The concert began with Benjamin
Britten’s Sinfonia
de Requiem. The work was commissioned
by the Japanese Government in 1940, in celebration of the 2600th
anniversary of the founding of their empire.
Ultimately, the Japanese rejected the work (although Britten was still
paid) on the grounds that the titles of the movements – Lacrymosa, Dies Irae,
Requiem aeternam – were too Christian in character for Japan. Given
that the Japanese Empire was already engaging in atrocities against
Manchuria, including cannibalism, the use of chemical weapons, and the
wholesale slaughter of civilians, it’s probably for the best that Britten’s
work was premiered in Carnegie Hall.
Last weekend was only the second time
the Cleveland Orchestra had programmed the piece – the first was in 1976. The movements are bound together, although it’s
easy enough to determine where one ends and the other begins as there are no
cross movement thematic references. Despite
many interesting passages – particularly in the Dies Irae – the piece lacks the
dramatic line that carries the listener from beginning to end.
Mozart’s A Major
Piano Concerto, K. 488 followed, with pianist Daniil Trifonov. The work is one of Mozart’s most popular in
that form. Trifonov has a Cleveland
connection, having lived here while studying at the Cleveland Institute of
Music with Sergei Babayan.
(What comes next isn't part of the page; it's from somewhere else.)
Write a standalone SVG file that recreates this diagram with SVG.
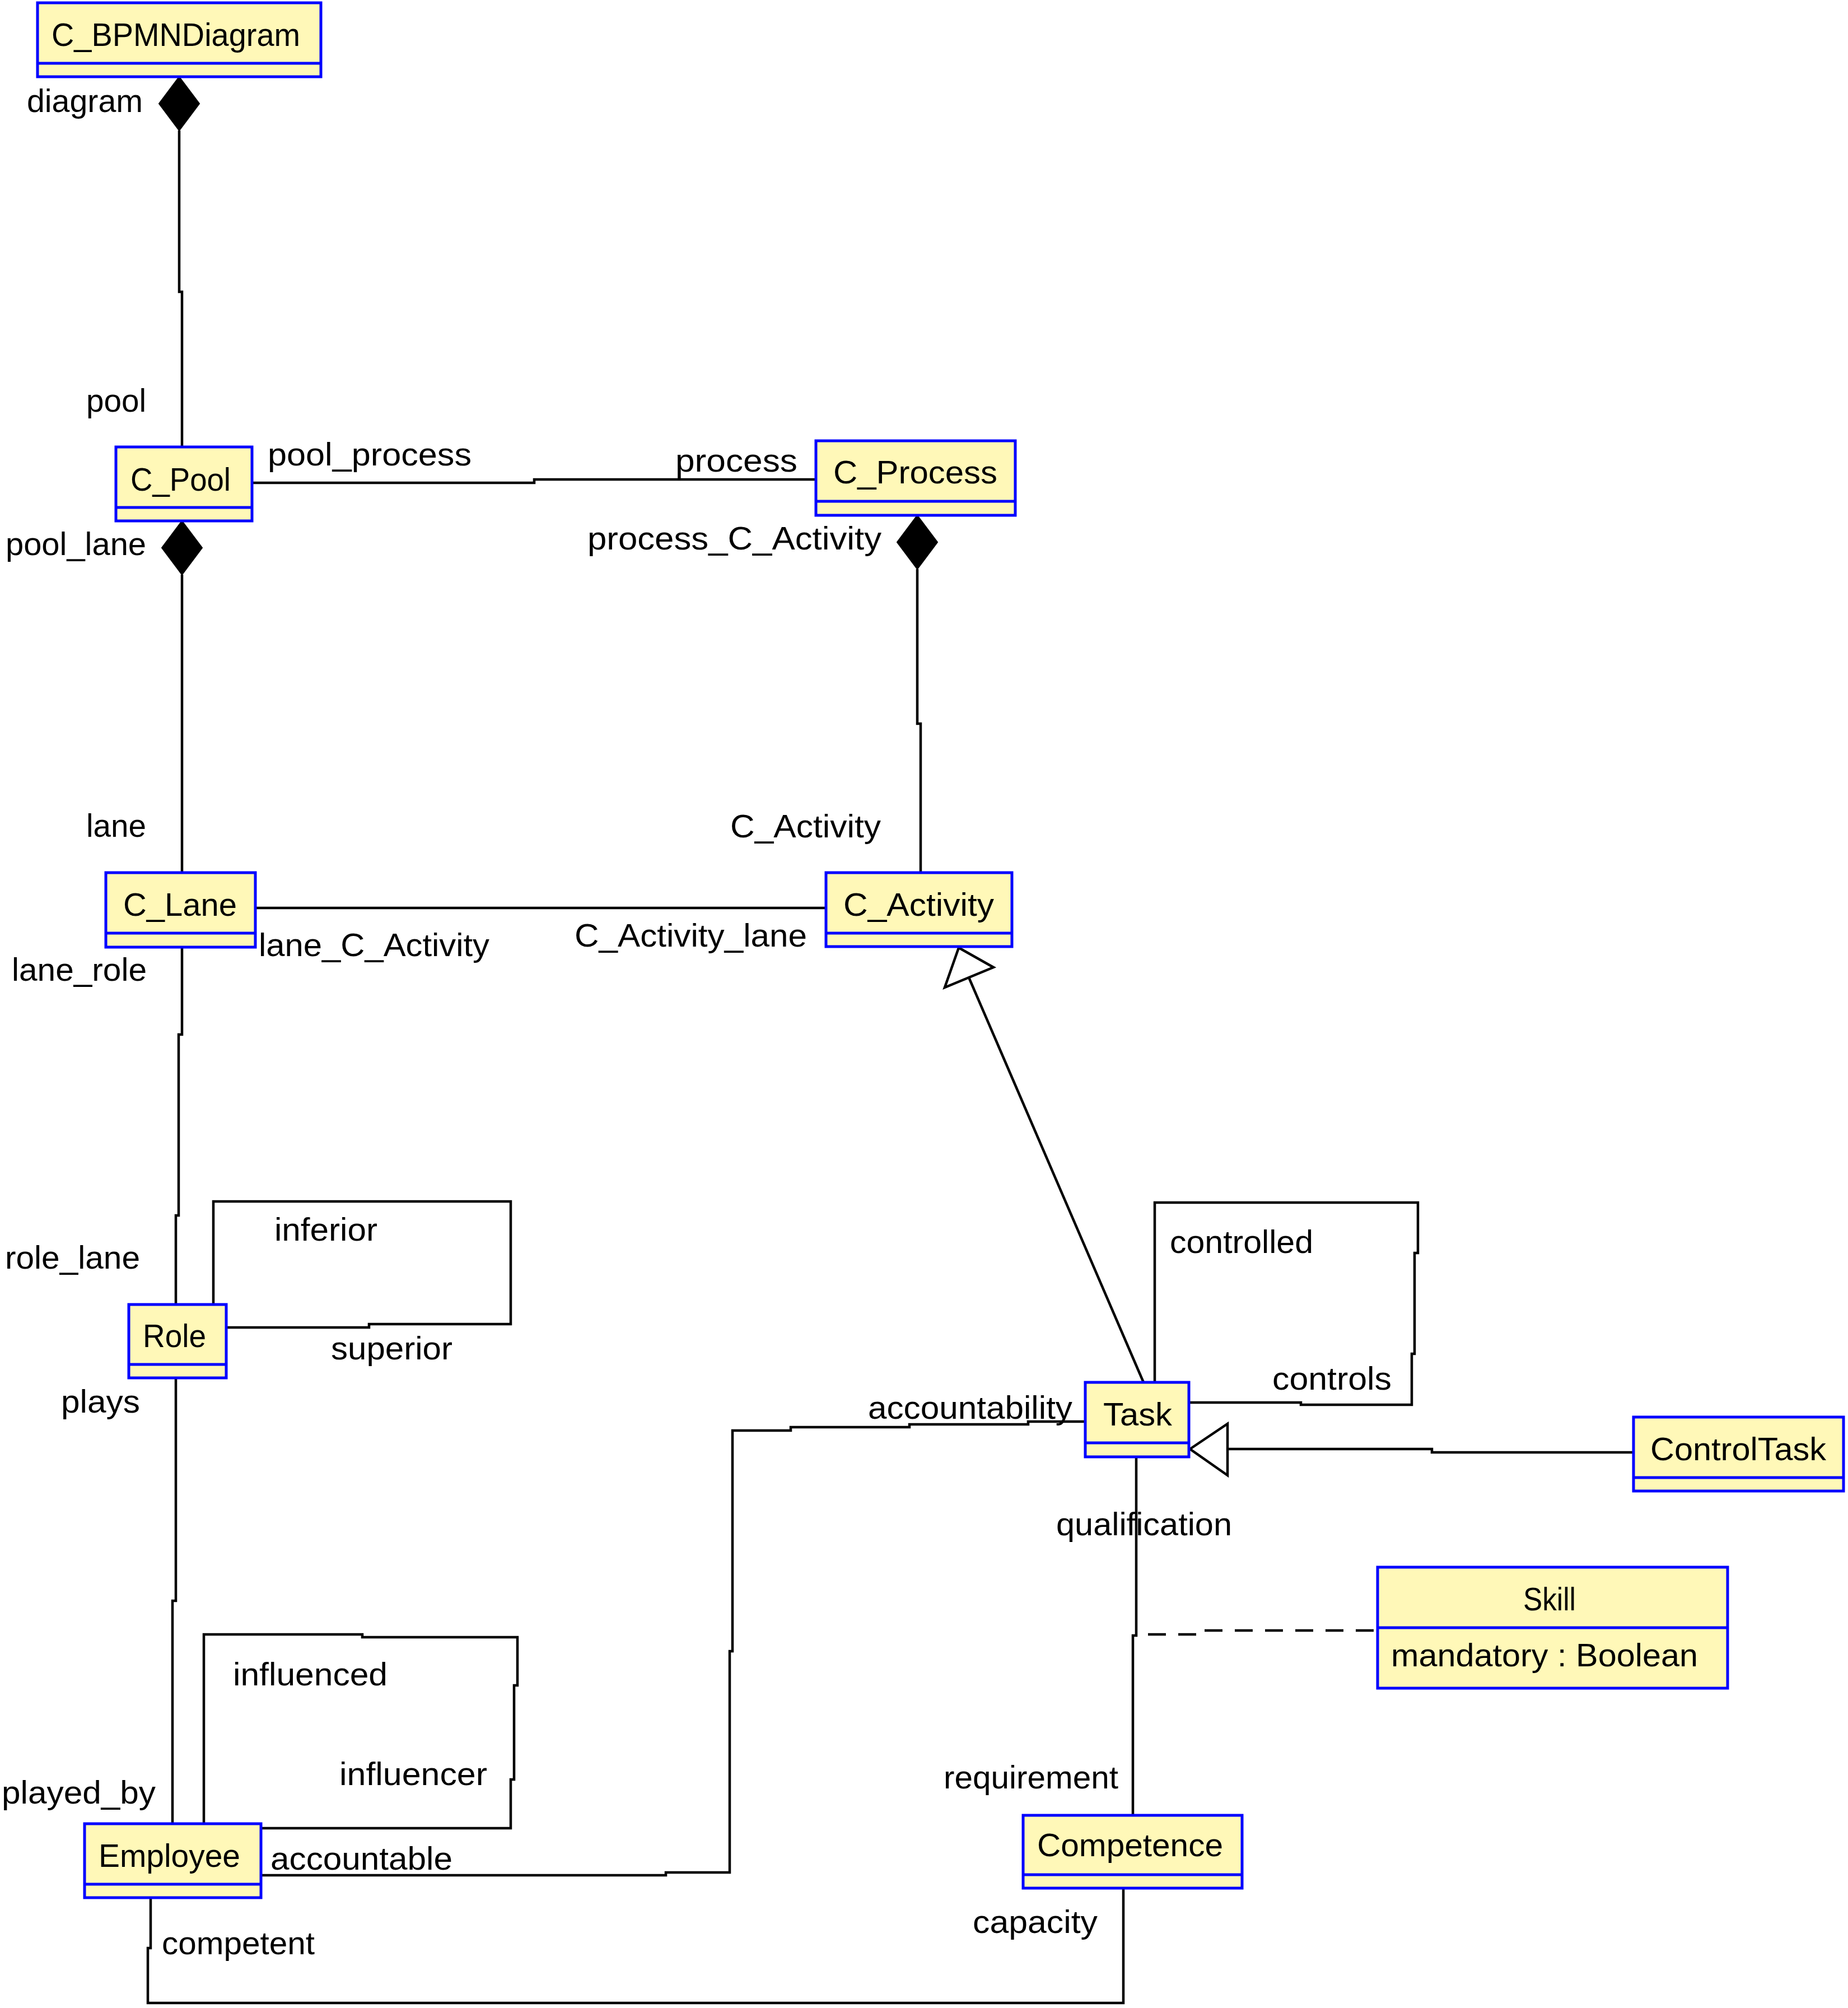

On that basis
alone, I’d love to be able to give the performance a rave review. But I can’t honestly do that. The
opening movement, a lyrically cheerful Allegro, was devoid of inflection,
rubato, and color. It was as drab and as
plain as could be. Further, there were
several right-hand passages that were blurred and tentative sounding – this was
also an issue in the Finale. The slow
movement, an Adagio in F-sharp Minor (the only time Mozart used that as a home
key) was taken at a tempo that could almost have been a Larghetto or even a
Lento – so that the movement took the character of a funeral dirge in 6/8 time. As with most slow movements of his piano
concertos, Mozart did not fully write out the piano part, expecting pianists to
improvise their own filler passages.
Trifonov played only the inscribed notes, except for a brief flourish
nine bars before the end – which I realized was copied from Horowitz’s version. The Finale, an Allegro assai, was reasonably
brisk but – as with the rest of the concerto – played at a disappointingly
small scale. This was Rococo, porcelain
doll Mozart - a cautious conservatory rendition, designed to offend as few as
possible – but fated to fade in memory after a brief time. The audience, however, leapt to its feet as
of Trifonov had just slaughtered the piano in the Rachmaninoff Third –
including a woman two seats away from me who talked with her husband through
much of the Britten. I can only surmise
that the audience was packed with Trifonov’s fans who were apt to suspend
judgement for “their boy” – certainly there were many unfamiliar faces that
night. Zweden kept the orchestra in time
with the pianist.
The second half of the concert was
devoted to Beethoven’s ubiquitous Fifth Symphony. Probably the most well-known orchestral work
in the repertoire, Beethoven’s Fifth has one characteristic in common with
Britten’s Sinfonia de Requiem: the joining of movements – although in Beethoven’s
case only the Third and Fourth Movements are joined – to the best of my
knowledge the first time that had ever been done in a Symphony by a major
composer. Zweden, whose tempos were well judged (although the Finale was a bit overly fast), paid careful attention to balances, observed all the repeats, made
striking use of dynamics, and brought the work to a thrilling conclusion.